In its nearly half-century of operation, the program has come to be recognized as one of the premier artist residencies on the West Coast, with an impressive roster of alumni, including visual artist Lava Thomas and novelist Viet Thanh Nguyen. The program has faced criticism in recent years for alleged mismanagement.
According to the residency’s website, Maxwell Djerassi currently serves as the board’s Secretary, and Molesky is listed as serving on the board’s executive committee.
From 2009 to 2012, Maxwell Djerassi worked as chief of staff and special assistant in the US Department of State’s Bureau of Near Eastern Affairs, covering US relations with Arab states, Israel, and Iran, according to his bio. He worked under Hilary Clinton during her tenure as Secretary of State under President Barack Obama and during her 2008 presidential campaign. (In a February deposition, Clinton’s lawyer stated that Clinton never knew that he was related to Ghislaine Maxwell.)
In response to Hyperallergic’s request for comment, Maxwell Djerassi said, “My childhood friend Michael [Molesky] and I were on a family vacation to St. Thomas in the Virgin Islands with my mom who invited us to join the lunch as part of a conference. We had no awareness of Epstein’s heinous crimes and were as horrified as the rest of the world to learn of them years later.”

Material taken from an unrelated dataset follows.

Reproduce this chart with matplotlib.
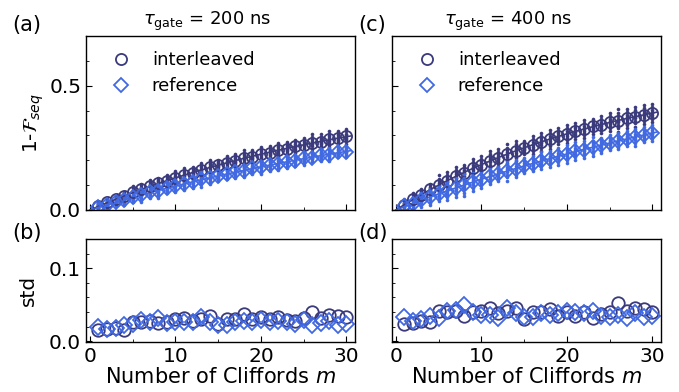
import numpy as np
import matplotlib
matplotlib.use("Agg")
import matplotlib.pyplot as plt
from matplotlib.ticker import MultipleLocator, FormatStrFormatter

# ---------------- data ----------------
m = np.arange(1, 31)

# tau_gate = 200 ns : mean 1-F_seq
int200 = [0.017, 0.031, 0.046, 0.058, 0.071, 0.083, 0.095, 0.107, 0.117, 0.128,
          0.140, 0.149, 0.161, 0.171, 0.180, 0.188, 0.199, 0.208, 0.215, 0.225,
          0.231, 0.241, 0.247, 0.256, 0.261, 0.270, 0.275, 0.284, 0.288, 0.296]
ref200 = [0.012, 0.019, 0.033, 0.040, 0.052, 0.059, 0.071, 0.077, 0.089, 0.095,
          0.106, 0.111, 0.123, 0.127, 0.138, 0.143, 0.154, 0.158, 0.168, 0.172,
          0.182, 0.186, 0.195, 0.199, 0.208, 0.211, 0.220, 0.223, 0.232, 0.235]
# tau_gate = 400 ns
int400 = [0.020, 0.044, 0.061, 0.083, 0.101, 0.117, 0.137, 0.150, 0.168, 0.181,
          0.198, 0.210, 0.226, 0.237, 0.251, 0.261, 0.275, 0.284, 0.297, 0.305,
          0.317, 0.325, 0.336, 0.343, 0.353, 0.360, 0.369, 0.375, 0.384, 0.389]
ref400 = [0.015, 0.025, 0.041, 0.051, 0.066, 0.076, 0.090, 0.100, 0.114, 0.122,
          0.136, 0.144, 0.158, 0.165, 0.178, 0.186, 0.198, 0.206, 0.217, 0.225,
          0.236, 0.243, 0.254, 0.260, 0.271, 0.277, 0.287, 0.293, 0.303, 0.309]

# standard deviations
std_int200 = [0.016, 0.017, 0.018, 0.016, 0.027, 0.026, 0.028, 0.025, 0.027, 0.030,
              0.032, 0.028, 0.031, 0.035, 0.024, 0.031, 0.030, 0.037, 0.030, 0.033,
              0.031, 0.033, 0.029, 0.028, 0.032, 0.040, 0.032, 0.036, 0.034, 0.033]
std_ref200 = [0.019, 0.017, 0.018, 0.022, 0.024, 0.029, 0.026, 0.032, 0.025, 0.026,
              0.027, 0.026, 0.033, 0.027, 0.022, 0.022, 0.027, 0.028, 0.026, 0.029,
              0.027, 0.028, 0.027, 0.024, 0.029, 0.022, 0.025, 0.028, 0.022, 0.024]
std_int400 = [0.024, 0.025, 0.028, 0.026, 0.042, 0.040, 0.042, 0.035, 0.040, 0.041,
              0.045, 0.038, 0.042, 0.045, 0.030, 0.040, 0.040, 0.044, 0.035, 0.040,
              0.035, 0.040, 0.032, 0.037, 0.040, 0.053, 0.042, 0.045, 0.044, 0.040]
std_ref400 = [0.033, 0.028, 0.030, 0.035, 0.032, 0.042, 0.043, 0.050, 0.040, 0.036,
              0.036, 0.032, 0.045, 0.038, 0.033, 0.033, 0.038, 0.036, 0.038, 0.042,
              0.040, 0.038, 0.042, 0.035, 0.033, 0.036, 0.032, 0.038, 0.033, 0.035]

# relative positions (in units of std) of the individual sequence points
spread = [-0.9, -0.6, -0.35, -0.15, 0.0, 0.15, 0.35, 0.6, 0.9]

titles = [r"$\tau_{\mathrm{gate}}$ = 200 ns", r"$\tau_{\mathrm{gate}}$ = 400 ns"]
labels_int = "interleaved"
labels_ref = "reference"

C_INT = "#3a3a7c"
C_REF = "#4169e1"


def fit_curve(x, y):
    best = None
    for p in np.linspace(0.90, 0.9999, 2000):
        b = 1 - p ** x
        A = np.dot(b, y) / np.dot(b, b)
        r = np.sum((A * b - y) ** 2)
        if best is None or r < best[0]:
            best = (r, A, p)
    return best[1], best[2]


plt.rcParams["font.family"] = "DejaVu Sans"
plt.rcParams["mathtext.fontset"] = "dejavusans"
fig = plt.figure(figsize=(6.79, 3.92), dpi=100)

W = 0.3962
lefts = [0.1267, 0.5773]
top_b, top_h = 0.4643, 0.4439
bot_b, bot_h = 0.1276, 0.2628

datasets = [(int200, ref200, std_int200, std_ref200),
            (int400, ref400, std_int400, std_ref400)]

for i, (yi, yr, si, sr) in enumerate(datasets):
    yi = np.array(yi); yr = np.array(yr); si = np.array(si); sr = np.array(sr)
    ax = fig.add_axes([lefts[i], top_b, W, top_h])
    axb = fig.add_axes([lefts[i], bot_b, W, bot_h])

    # individual points
    for k in spread:
        ax.plot(m, yi + k * si, ls="none", marker="o", ms=2.6, color=C_INT, mew=0)
        ax.plot(m, yr + k * sr, ls="none", marker="o", ms=2.6, color=C_REF, mew=0)

    # fits
    xx = np.linspace(0, 30.5, 200)
    A, p = fit_curve(m, yi)
    ax.plot(xx, A * (1 - p ** xx), color=C_INT, lw=1.2)
    A, p = fit_curve(m, yr)
    ax.plot(xx, A * (1 - p ** xx), color=C_REF, lw=1.2)

    ax.plot(m, yi, ls="none", marker="o", ms=8, mfc="none", mec=C_INT, mew=1.3,
            label=labels_int)
    ax.plot(m, yr, ls="none", marker="D", ms=7.5, mfc="none", mec=C_REF, mew=1.3,
            label=labels_ref)

    ax.set_xlim(-0.45, 31)
    ax.set_ylim(0, 0.7)
    ax.xaxis.set_major_locator(MultipleLocator(10))
    ax.xaxis.set_minor_locator(MultipleLocator(5))
    ax.yaxis.set_major_locator(MultipleLocator(0.5))
    ax.yaxis.set_minor_locator(MultipleLocator(0.1))
    ax.tick_params(which="both", direction="in", labelsize=14.5, labelbottom=False)
    ax.tick_params(which="major", length=4)
    ax.tick_params(which="minor", length=2.5)
    ax.legend(loc="upper left", frameon=False, fontsize=13, handlelength=1.0,
              handletextpad=1.2, borderaxespad=0.0, labelspacing=0.45,
              bbox_to_anchor=(0.07, 0.955))

    axb.plot(m, si, ls="none", marker="o", ms=9, mfc="none", mec=C_INT, mew=1.3)
    axb.plot(m, sr, ls="none", marker="D", ms=8, mfc="none", mec=C_REF, mew=1.3)
    axb.set_xlim(-0.45, 31)
    axb.set_ylim(-0.001, 0.14)
    axb.xaxis.set_major_locator(MultipleLocator(10))
    axb.xaxis.set_minor_locator(MultipleLocator(5))
    axb.yaxis.set_major_locator(MultipleLocator(0.1))
    axb.yaxis.set_minor_locator(MultipleLocator(0.02))
    axb.tick_params(which="both", direction="in", labelsize=14.5)
    axb.tick_params(which="major", length=4)
    axb.tick_params(which="minor", length=2.5)
    axb.set_xlabel(r"Number of Cliffords $m$", fontsize=15, labelpad=1)

    if i == 0:
        ax.set_ylabel(r"1-$\mathcal{F}_{seq}$", fontsize=14.5, labelpad=2)
        axb.set_ylabel("std", fontsize=14.5, labelpad=8)
    else:
        ax.tick_params(labelleft=False)
        axb.tick_params(labelleft=False)

    ax.yaxis.set_major_formatter(FormatStrFormatter("%.1f"))
    axb.yaxis.set_major_formatter(FormatStrFormatter("%.1f"))

    for a in (ax, axb):
        for s in a.spines.values():
            s.set_linewidth(1.0)

fig.text(0.305, 0.945, titles[0], ha="center", va="center", fontsize=13)
fig.text(0.748, 0.945, titles[1], ha="center", va="center", fontsize=13)
fig.text(0.018, 0.935, "(a)", ha="left", va="center", fontsize=15)
fig.text(0.018, 0.405, "(b)", ha="left", va="center", fontsize=15)
fig.text(0.527, 0.935, "(c)", ha="left", va="center", fontsize=15)
fig.text(0.527, 0.405, "(d)", ha="left", va="center", fontsize=15)

fig.savefig("out.png", dpi=100)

Maxwell Djerassi and Molesky were both approximately 27 years of age at the time of the visit.
The release of the Epstein files has revealed connections to Epstein across the art world, but few of the identified individuals have faced consequences. In February, David A. Ross, former chair of the School of Visual Arts’ MFA Art Practice Department, resigned from his post after his extensive email exchanges with Epstein were released in the files.
Most prominently, the new trove of files included gruesome allegations against billionaire Leon Black, who paid Epstein for tax and estate planning. Black, who denies the claims, currently remains a trustee at the Museum of Modern Art in New York after stepping down as chairman of the board in 2021.